So, you’re starting out the New Year and you already frequent the gym, eat relatively healthy, and take weekly yoga classes. What’s to change, right? There are several very common unhealthy behaviors that otherwise typically healthy people exhibit on the regular. It’s easy to dismiss these unhealthy behaviors, but don’t be so quick to let yourself off the hook.
Do you see any unhealthy behaviors that resemble you on this list? If so, you’re in good company but you might want to consider how attached you are to them and if it might be time to do a bit of behavior modification…
- You check email constantly. What happens if you’re away from your phone or computer for several hours? Will the world end? Will you be fired? (FYI, probably not.) Technology creates stress in the body, and stress creates health problems. My stars am I guilty of this. If you are as well, try the advice of Tim Ferriss, the author of The 4-Hour Work Week, in setting specific hours out of the day for technology that you can stick to, and remember its more important to nurture your face-to-face encounters than your social media ones.
- You drink alcohol daily. And your daily drink almost always turns into two, sometimes even three. It’s pretty easy to exceed the recommend “moderate” limit of 7 drinks for women and 14 for men per week. We appreciate the advice of “boxing it out”, where you only drink for a few days (i.e. Friday-Sunday) and stay dry through the rest of the week. Or, give going dry in January a try (even if you’re starting a bit late), and see how moderating your alcohol intake affects everything from your sleep to your finances and mood. It’s a worthwhile experiment and the beer isn’t going anywhere. If you’re very social, regular drinking is encouraged even though it’s on the readily acknowledged list of unhealthy behaviors, so watch out for peer pressure. They don’t need quite so many drinks either.

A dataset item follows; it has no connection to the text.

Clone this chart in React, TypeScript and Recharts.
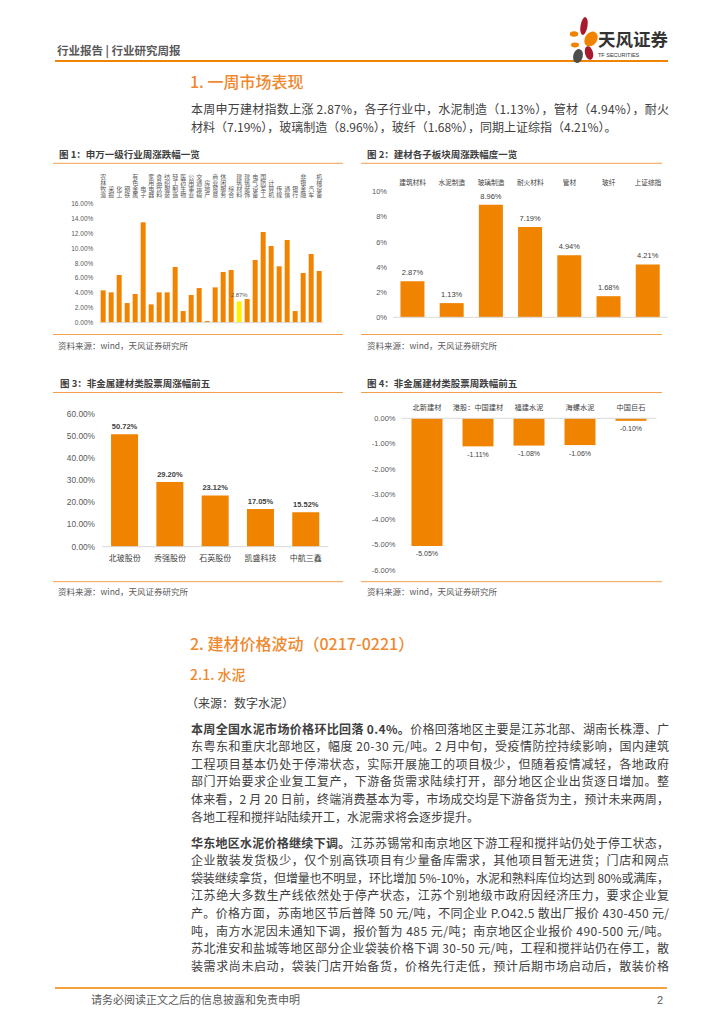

- You eat the wrong way. Not only will eating out cause your budgeting goals difficult to adhere to, it will also make it more challenging to eat well. Restaurant cuisine often has more sugar, salt, and fat than what you’d find at home. Try eating out only once per week and choose wisely. Make sure it’s a meal that feels like the exciting treat it really is. You’ll appreciate it more and you’ll also enjoy yourself in a way you don’t when it’s a commonplace experience.

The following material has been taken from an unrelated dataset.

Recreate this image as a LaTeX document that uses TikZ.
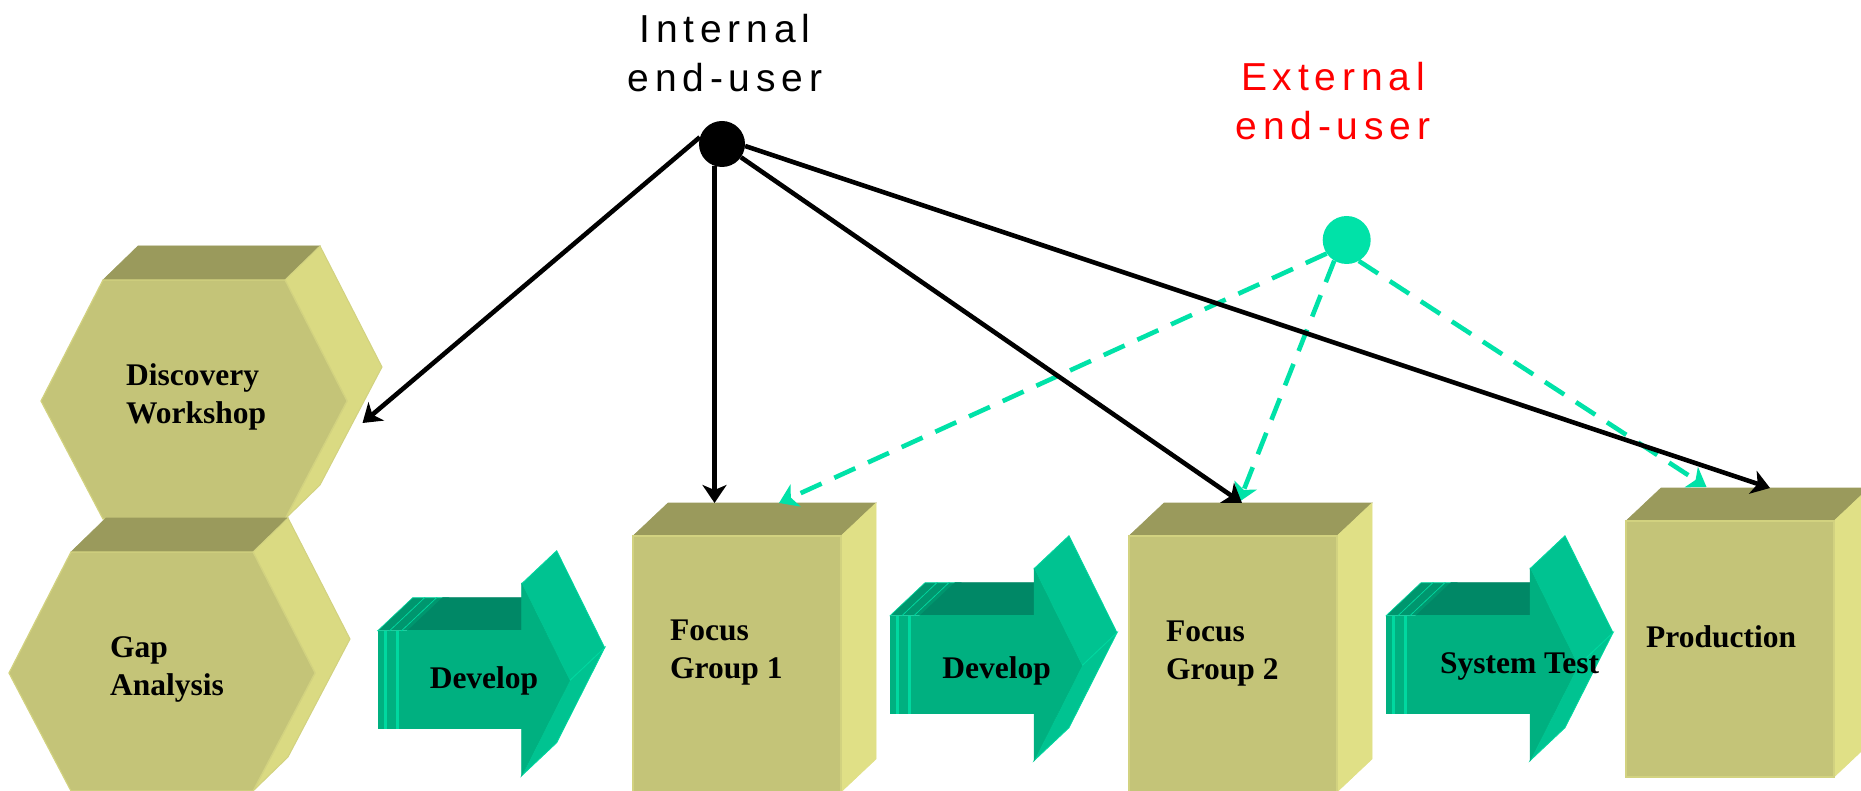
\documentclass[tikz,border=0pt]{standalone}
\usepackage{fontspec}
\setmainfont{Liberation Serif}
\newfontfamily\lblfont[LetterSpace=15]{Liberation Sans}
\usetikzlibrary{arrows.meta}
\definecolor{olvfront}{RGB}{196,196,120}
\definecolor{olvedge}{RGB}{210,210,128}
\definecolor{olvtop}{RGB}{154,154,92}
\definecolor{olvside}{RGB}{224,224,134}
\definecolor{hexside}{RGB}{218,218,130}
\definecolor{grnfront}{RGB}{0,176,128}
\definecolor{grntop}{RGB}{0,136,102}
\definecolor{grnhead}{RGB}{0,195,145}
\definecolor{grnbright}{RGB}{0,216,160}
\definecolor{grnplatetop}{RGB}{0,150,110}
\definecolor{tealc}{RGB}{0,226,168}
\tikzset{
  boxfront/.style={fill=olvfront, draw=olvedge, line width=1.2pt},
  boxtop/.style={fill=olvtop, draw=olvtop, line width=0.6pt},
  boxside/.style={fill=olvside, draw=olvside, line width=0.6pt},
  hexsideface/.style={fill=hexside, draw=olvedge, line width=1pt},
  grnfrontface/.style={fill=grnfront, draw=grnfront, line width=0.5pt},
  grntopface/.style={fill=grntop, draw=grntop, line width=0.5pt},
  grnheadface/.style={fill=grnhead, draw=grnbright, line width=0.8pt},
  platefront/.style={fill=grnfront},
  platebright/.style={fill=grnbright},
  platetopface/.style={fill=grnplatetop, draw=grnbright, line width=0.6pt},
  conn/.style={line width=4.6pt, -{Stealth[length=18pt,width=24pt,inset=5pt]}},
  intconn/.style={conn, draw=black},
  extconn/.style={conn, draw=tealc, dash pattern=on 23pt off 14pt},
  steplabel/.style={font=\fontsize{31.5}{37.8}\selectfont\bfseries, inner sep=0pt, align=left, anchor=base west},
  arrowlabel/.style={font=\fontsize{31.5}{37.8}\selectfont\bfseries, inner sep=0pt, anchor=base},
  userlabel/.style={font=\lblfont\fontsize{39}{49}\selectfont, inner sep=0pt, align=center, anchor=base},
  userdot/.style={circle, inner sep=0pt, minimum size=#1},
}
\newcommand{\olvbox}[2]{%
  \begin{scope}[shift={(#1,#2)}]
    \filldraw[boxtop] (0,0) -- (35,-33) -- (243,-33) -- (208,0) -- cycle;
    \filldraw[boxside] (208,0) -- (243,-33) -- (243,223) -- (208,256) -- cycle;
    \filldraw[boxfront] (0,0) rectangle (208,256);
  \end{scope}}
\newcommand{\olvhex}[2]{%
  \begin{scope}[shift={(#1,#2)}]
    \filldraw[boxtop] (62,-121) -- (97,-155) -- (279,-155) -- (244,-121) -- cycle;
    \filldraw[hexsideface] (244,-121) -- (279,-155) -- (341,-34) -- (279,84) -- (244,118) -- (306,0) -- cycle;
    \filldraw[boxfront] (0,0) -- (62,-121) -- (244,-121) -- (306,0) -- (244,118) -- (62,118) -- cycle;
  \end{scope}}
\newcommand{\grnarrow}[2]{%
  \begin{scope}[shift={(#1,#2)}]
    \foreach \p in {-30,-18,-6}{
      \filldraw[platetopface] (\p,0) -- ++(35,-33) -- ++(12,0) -- ++(-35,33) -- cycle;
      \fill[platefront] (\p,0) rectangle ++(12,98);
      \fill[platebright] ({\p+6},0) rectangle ++(3,98);
    }
    \filldraw[grntopface] (0,0) -- (35,-33) -- (149,-33) -- (114,0) -- cycle;
    \filldraw[grnfrontface] (0,0) rectangle (114,98);
    \filldraw[grnheadface] (114,-47) -- (149,-80) -- (197,17) -- (162,50) -- cycle;
    \filldraw[grnheadface] (162,50) -- (197,17) -- (149,112) -- (114,145) -- cycle;
    \filldraw[grnfrontface] (114,-47) -- (162,50) -- (114,145) -- cycle;
  \end{scope}}
\begin{document}
\begin{tikzpicture}[x=1pt, y=-1pt]
  \useasboundingbox (0,0) rectangle (1861,791);
  \fill[white] (0,0) rectangle (1861,791);
  \clip (0,0) rectangle (1861,791);
  % stages
  \olvhex{41}{401}
  \olvhex{9}{673}
  \olvbox{633}{536}
  \olvbox{1129}{536}
  \olvbox{1626}{521}
  \grnarrow{407.7}{630.7}
  \grnarrow{920}{615.7}
  \grnarrow{1416}{615.7}
  % texts (multi-line nodes: base = last line)
  \node[steplabel] (dw) at (126,423.2) {Discovery\\Workshop};
  \node[steplabel] (ga) at (110,695) {Gap\\Analysis};
  \node[steplabel] (fg1) at (670,678) {Focus\\Group 1};
  \node[steplabel] (fg2) at (1166,679) {Focus\\Group 2};
  \node[steplabel] (prod) at (1646,647) {Production};
  \node[arrowlabel] (dev1) at (484,688) {Develop};
  \node[arrowlabel] (dev2) at (996.7,678) {Develop};
  \node[arrowlabel] (syst) at (1519.5,673.3) {System Test};
  \node[userlabel] (intl) at (725,91.7) {Internal\\end-user};
  \node[userlabel, text=red] (extl) at (1333,140) {External\\end-user};
  % users
  \node[userdot=46pt, fill=black] (int) at (722,144) {};
  \node[userdot=48pt, fill=tealc] (ext) at (1346.7,240) {};
  % connector ends
  \coordinate (dwTip) at (362.5,423);
  \coordinate (fg1Tip) at (714.5,503);
  \coordinate (fg2Tip) at (1242,503);
  \coordinate (prTip) at (1770,488);
  \coordinate (fg1Ext) at (779,503);
  \coordinate (fg2Ext) at (1239,502);
  \coordinate (prExt) at (1706.5,487);
  % external (dashed) connectors
  \draw[extconn] (ext.214) -- (fg1Ext);
  \draw[extconn] (ext.239) -- (fg2Ext);
  \draw[extconn] (ext.300) -- (prExt);
  % internal connectors
  \draw[intconn] (int.163) -- (dwTip);
  \draw[intconn] (int.251) -- (fg1Tip);
  \draw[intconn] (int.-35) -- (fg2Tip);
  \draw[intconn] (int.-5) -- (prTip);
\end{tikzpicture}
\end{document}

- You don’t receive enough affection. If you’re too stressed and too tired for sex or even cuddling, something needs to give, and that something isn’t in the bedroom. Make sure your bedroom is set up for a soothing and relaxing romp in the sheets and make time for your partner. Talk about it, put it on your calendar, do whatever works so this incredibly important area of your life isn’t neglected. Sex and affection are so important for your health. If you’re not partnered, get out there and meet people. Dating and flirting are also big stress relievers if approached with a fun, unattached outcome. And dating is typically more likely to result in sex than not dating, so there’s that to acknowledge. At the very least, be sure to get a minimum of 5 hugs a day. You don’t need one of those ‘Free Hugs’ signs, but making sure you’re around others you like and love should make that a pretty easy to accomplish goal.

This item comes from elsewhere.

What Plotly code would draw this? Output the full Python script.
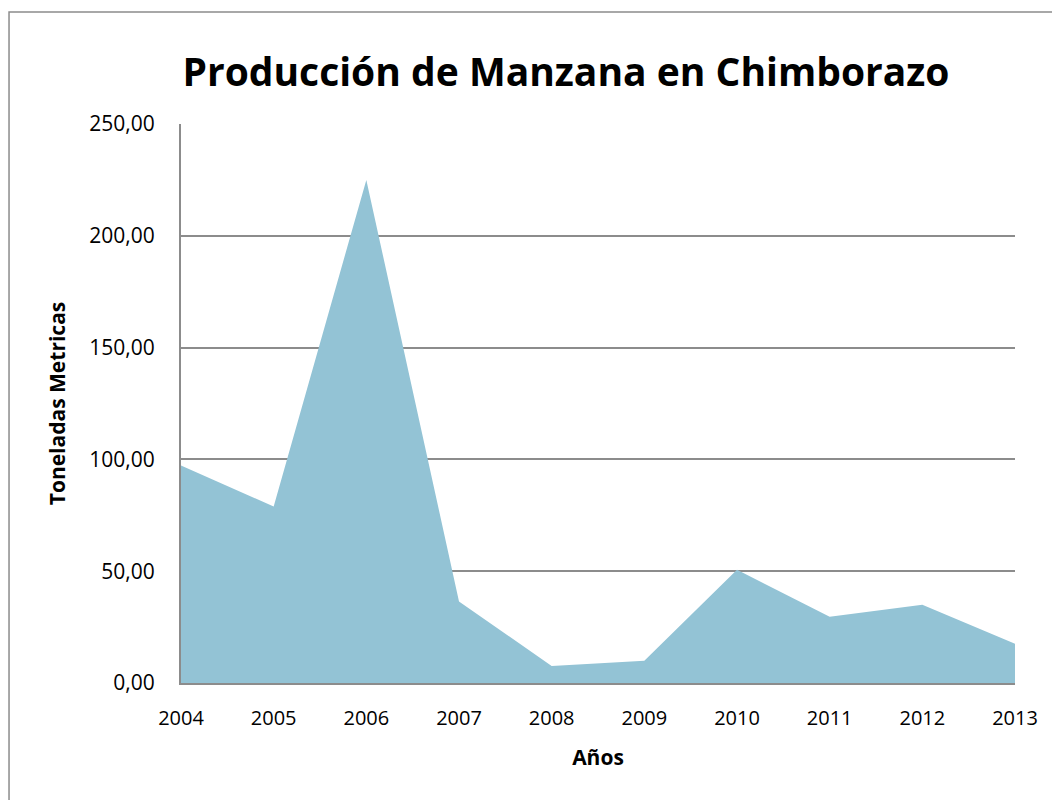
import plotly.graph_objects as go

years = [2004, 2005, 2006, 2007, 2008, 2009, 2010, 2011, 2012, 2013]
produccion = [97.3, 78.9, 225.0, 36.5, 7.6, 9.9, 50.6, 29.6, 35.0, 17.6]
y_ticks = [0, 50, 100, 150, 200, 250]

fig = go.Figure()
fig.add_trace(go.Scatter(
    x=years, y=produccion, mode="lines", fill="tozeroy",
    line=dict(width=0, color="#93C3D5"), fillcolor="#93C3D5",
    hoverinfo="x+y", showlegend=False,
))

font_family = "Open Sans, Liberation Sans, sans-serif"

fig.update_layout(
    width=1060, height=800,
    margin=dict(l=173, r=53, t=116, b=125),
    paper_bgcolor="white", plot_bgcolor="white",
    separators=",.",
    font=dict(family=font_family, color="black", size=20),
    title=dict(text="<b>Producción de Manzana en Chimborazo</b>",
               x=0.5264, xanchor="center", y=0.92, yanchor="middle",
               font=dict(size=39, family=font_family, color="black")),
    xaxis=dict(range=[2004, 2013], tickmode="array", tickvals=years,
               ticktext=[str(y) for y in years],
               showgrid=False, zeroline=False, showline=True,
               linecolor="#8c8c8c", linewidth=2, ticks="",
               ticklabelstandoff=16,
               tickfont=dict(size=20),
               title=dict(text="<b>Años</b>", font=dict(size=21), standoff=20)),
    yaxis=dict(range=[0, 250], tickmode="array", tickvals=y_ticks,
               tickformat=".2f", showgrid=True, gridcolor="#8c8c8c",
               gridwidth=1.5, zeroline=False, showline=True,
               linecolor="#8c8c8c", linewidth=2, ticks="",
               ticklabelstandoff=20,
               tickfont=dict(size=21),
               title=dict(text="<b>Toneladas Metricas</b>", font=dict(size=21), standoff=18)),
    shapes=[dict(type="rect", xref="paper", yref="paper",
                 x0=-0.2062, x1=1.1, y0=-0.25, y1=1.2004,
                 line=dict(color="#8c8c8c", width=1.5), fillcolor="rgba(0,0,0,0)",
                 layer="below")],
)

fig.write_html("out.html")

- Your bedtime is erratic. The number one tip for new mothers is to get their kids on a sleep schedule. It makes for more sound sleep and happier children. So why do we have such a hard time adhering to this as adults? Set sleep goals for yourself and stick with them for 21 days. Long enough to make it a habit, and also long enough that you should start seeing results. Pick a bedtime and only vary that time one to two nights per week if there are mornings you can sleep until you naturally wake up. We all know intellectually the ill effects of not enough sleep. But it’s often bargained for other things we deem important like work, hanging out with friends, one last drink, or the rabbit hole that is the internet. Then we overcompensate with an abundance of caffeine which makes the cycle worse.Don’t let lack of sleep remain on your list of unhealthy behaviors that you’ve reconciled with. Get your rest. You really, really do need it.
- You’re always late. Being late generally represents over-booking ourselves and rushing from too many commitments. Are you a “YES” person? Perhaps its time to say no, so you have a bit more breathing room in your day. It’s really the very best solution. But if it’s really a time management issue and you just have difficulty getting it together, set an alarm for yourself and leave 5 minutes earlier than you think you need to arrive at your given destination. The stress will melt away and you’ll realize how used to feeling stressed about being late you’ve become and how much nicer it is to let that one go. It works. I had to do this myself and I’m much happier for it.